**REQUEST**
Print all of the lines exactly. Any picture among them stays out.

**DATASET SECTION**
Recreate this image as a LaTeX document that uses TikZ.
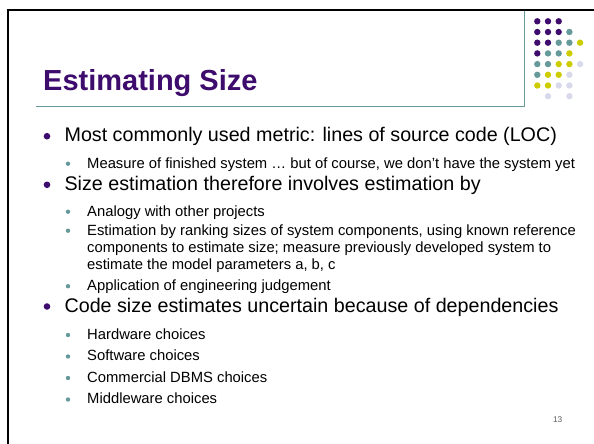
\documentclass[tikz,border=0pt]{standalone}
\usepackage{fontspec}
\setmainfont{Liberation Sans}
\definecolor{slidepurple}{RGB}{62,12,108}
\definecolor{slideteal}{RGB}{102,153,153}
\definecolor{slideyellow}{RGB}{204,204,0}
\definecolor{slidelilac}{RGB}{217,217,236}
\definecolor{pagegray}{RGB}{90,90,90}

\begin{document}
\begin{tikzpicture}[x=1pt,y=-1pt,
	heading/.style={anchor=base west,inner sep=0pt,font=\fontsize{29}{34}\selectfont\bfseries,text=slidepurple},
	itemA/.style={anchor=base west,inner sep=0pt,font=\fontsize{19.7}{24}\selectfont},
	itemB/.style={anchor=base west,inner sep=0pt,font=\fontsize{14.8}{17.5}\selectfont},
	dotA/.style={circle,fill=slidepurple,inner sep=0pt,minimum size=6.6pt},
	dotB/.style={circle,fill=slideteal,inner sep=0pt,minimum size=4.4pt},
	deco/.style={circle,inner sep=0pt,minimum size=6.4pt}]
	\useasboundingbox (0,0) rectangle (594,444);
	\draw[line width=2.8pt,line join=miter] (8,444) -- (8,10) -- (594,10);
	\draw[slideteal,line width=1pt] (36,106) -- (524.5,106) -- (524.5,11);
	\foreach \c/\r/\col in {1/1/slidepurple,2/1/slidepurple,3/1/slidepurple,
		1/2/slidepurple,2/2/slidepurple,3/2/slidepurple,4/2/slideteal,
		1/3/slidepurple,2/3/slidepurple,3/3/slideteal,4/3/slideteal,5/3/slideyellow,
		1/4/slidepurple,2/4/slideteal,3/4/slideteal,4/4/slideyellow,
		1/5/slideteal,2/5/slideteal,3/5/slideyellow,4/5/slideyellow,5/5/slidelilac,
		1/6/slideteal,2/6/slideyellow,3/6/slideyellow,4/6/slidelilac,
		1/7/slideyellow,2/7/slideyellow,3/7/slidelilac,4/7/slidelilac,
		2/8/slidelilac,4/8/slidelilac}
		\node[deco,fill=\col] (dot-\c-\r) at ({526.6+10.7*\c},{10.6+10.7*\r}) {};
	\node[heading] (title) at (43,90.5) {Estimating Size};
	\node[dotA] (b1) at (47,136.2) {};
	\node[itemA] (loc) at (64.4,141.7) {Most commonly used metric: lines of source code (LOC)};
	\node[dotB] (b11) at (68,163.7) {};
	\node[itemB] (finished) at (87,168) {Measure of finished system … but of course, we don’t have the system yet};
	\node[dotA] (b2) at (47,184.8) {};
	\node[itemA] (byest) at (64.4,190.3) {Size estimation therefore involves estimation by};
	\node[dotB] (b21) at (68,211.7) {};
	\node[itemB] (analogy) at (87,216) {Analogy with other projects};
	\node[dotB] (b22) at (68,230.7) {};
	\node[itemB] (ranking) at (87,235) {Estimation by ranking sizes of system components, using known reference};
	\node[itemB] (ranking2) at (87,252.2) {components to estimate size; measure previously developed system to};
	\node[itemB] (ranking3) at (87,269.6) {estimate the model parameters a, b, c};
	\node[dotB] (b23) at (68,286.2) {};
	\node[itemB] (judge) at (87,290.5) {Application of engineering judgement};
	\node[dotA] (b3) at (47,306.5) {};
	\node[itemA] (deps) at (64.4,312) {Code size estimates uncertain because of dependencies};
	\node[dotB] (b31) at (68,335) {};
	\node[itemB] (hw) at (87,339.3) {Hardware choices};
	\node[dotB] (b32) at (68,356.5) {};
	\node[itemB] (sw) at (87,360.8) {Software choices};
	\node[dotB] (b33) at (68,378) {};
	\node[itemB] (dbms) at (87,382.3) {Commercial DBMS choices};
	\node[dotB] (b34) at (68,399.5) {};
	\node[itemB] (mw) at (87,403.8) {Middleware choices};
	\node[anchor=base east,inner sep=0pt,font=\fontsize{8.3}{10}\selectfont,text=pagegray] (page) at (562.5,422.7) {13};
\end{tikzpicture}
\end{document}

**OUTPUT FOR THIS TASK**
Recreate this image as a LaTeX document that uses TikZ.
\documentclass[tikz,border=0pt]{standalone}
\usepackage{fontspec}
\setmainfont{Liberation Sans}
\definecolor{slidepurple}{RGB}{62,12,108}
\definecolor{slideteal}{RGB}{102,153,153}
\definecolor{slideyellow}{RGB}{204,204,0}
\definecolor{slidelilac}{RGB}{217,217,236}
\definecolor{pagegray}{RGB}{90,90,90}

\begin{document}
\begin{tikzpicture}[x=1pt,y=-1pt,
	heading/.style={anchor=base west,inner sep=0pt,font=\fontsize{29}{34}\selectfont\bfseries,text=slidepurple},
	itemA/.style={anchor=base west,inner sep=0pt,font=\fontsize{19.7}{24}\selectfont},
	itemB/.style={anchor=base west,inner sep=0pt,font=\fontsize{14.8}{17.5}\selectfont},
	dotA/.style={circle,fill=slidepurple,inner sep=0pt,minimum size=6.6pt},
	dotB/.style={circle,fill=slideteal,inner sep=0pt,minimum size=4.4pt},
	deco/.style={circle,inner sep=0pt,minimum size=6.4pt}]
	\useasboundingbox (0,0) rectangle (594,444);
	\draw[line width=2.8pt,line join=miter] (8,444) -- (8,10) -- (594,10);
	\draw[slideteal,line width=1pt] (36,106) -- (524.5,106) -- (524.5,11);
	\foreach \c/\r/\col in {1/1/slidepurple,2/1/slidepurple,3/1/slidepurple,
		1/2/slidepurple,2/2/slidepurple,3/2/slidepurple,4/2/slideteal,
		1/3/slidepurple,2/3/slidepurple,3/3/slideteal,4/3/slideteal,5/3/slideyellow,
		1/4/slidepurple,2/4/slideteal,3/4/slideteal,4/4/slideyellow,
		1/5/slideteal,2/5/slideteal,3/5/slideyellow,4/5/slideyellow,5/5/slidelilac,
		1/6/slideteal,2/6/slideyellow,3/6/slideyellow,4/6/slidelilac,
		1/7/slideyellow,2/7/slideyellow,3/7/slidelilac,4/7/slidelilac,
		2/8/slidelilac,4/8/slidelilac}
		\node[deco,fill=\col] (dot-\c-\r) at ({526.6+10.7*\c},{10.6+10.7*\r}) {};
	\node[heading] (title) at (43,90.5) {Estimating Size};
	\node[dotA] (b1) at (47,136.2) {};
	\node[itemA] (loc) at (64.4,141.7) {Most commonly used metric: lines of source code (LOC)};
	\node[dotB] (b11) at (68,163.7) {};
	\node[itemB] (finished) at (87,168) {Measure of finished system … but of course, we don’t have the system yet};
	\node[dotA] (b2) at (47,184.8) {};
	\node[itemA] (byest) at (64.4,190.3) {Size estimation therefore involves estimation by};
	\node[dotB] (b21) at (68,211.7) {};
	\node[itemB] (analogy) at (87,216) {Analogy with other projects};
	\node[dotB] (b22) at (68,230.7) {};
	\node[itemB] (ranking) at (87,235) {Estimation by ranking sizes of system components, using known reference};
	\node[itemB] (ranking2) at (87,252.2) {components to estimate size; measure previously developed system to};
	\node[itemB] (ranking3) at (87,269.6) {estimate the model parameters a, b, c};
	\node[dotB] (b23) at (68,286.2) {};
	\node[itemB] (judge) at (87,290.5) {Application of engineering judgement};
	\node[dotA] (b3) at (47,306.5) {};
	\node[itemA] (deps) at (64.4,312) {Code size estimates uncertain because of dependencies};
	\node[dotB] (b31) at (68,335) {};
	\node[itemB] (hw) at (87,339.3) {Hardware choices};
	\node[dotB] (b32) at (68,356.5) {};
	\node[itemB] (sw) at (87,360.8) {Software choices};
	\node[dotB] (b33) at (68,378) {};
	\node[itemB] (dbms) at (87,382.3) {Commercial DBMS choices};
	\node[dotB] (b34) at (68,399.5) {};
	\node[itemB] (mw) at (87,403.8) {Middleware choices};
	\node[anchor=base east,inner sep=0pt,font=\fontsize{8.3}{10}\selectfont,text=pagegray] (page) at (562.5,422.7) {13};
\end{tikzpicture}
\end{document}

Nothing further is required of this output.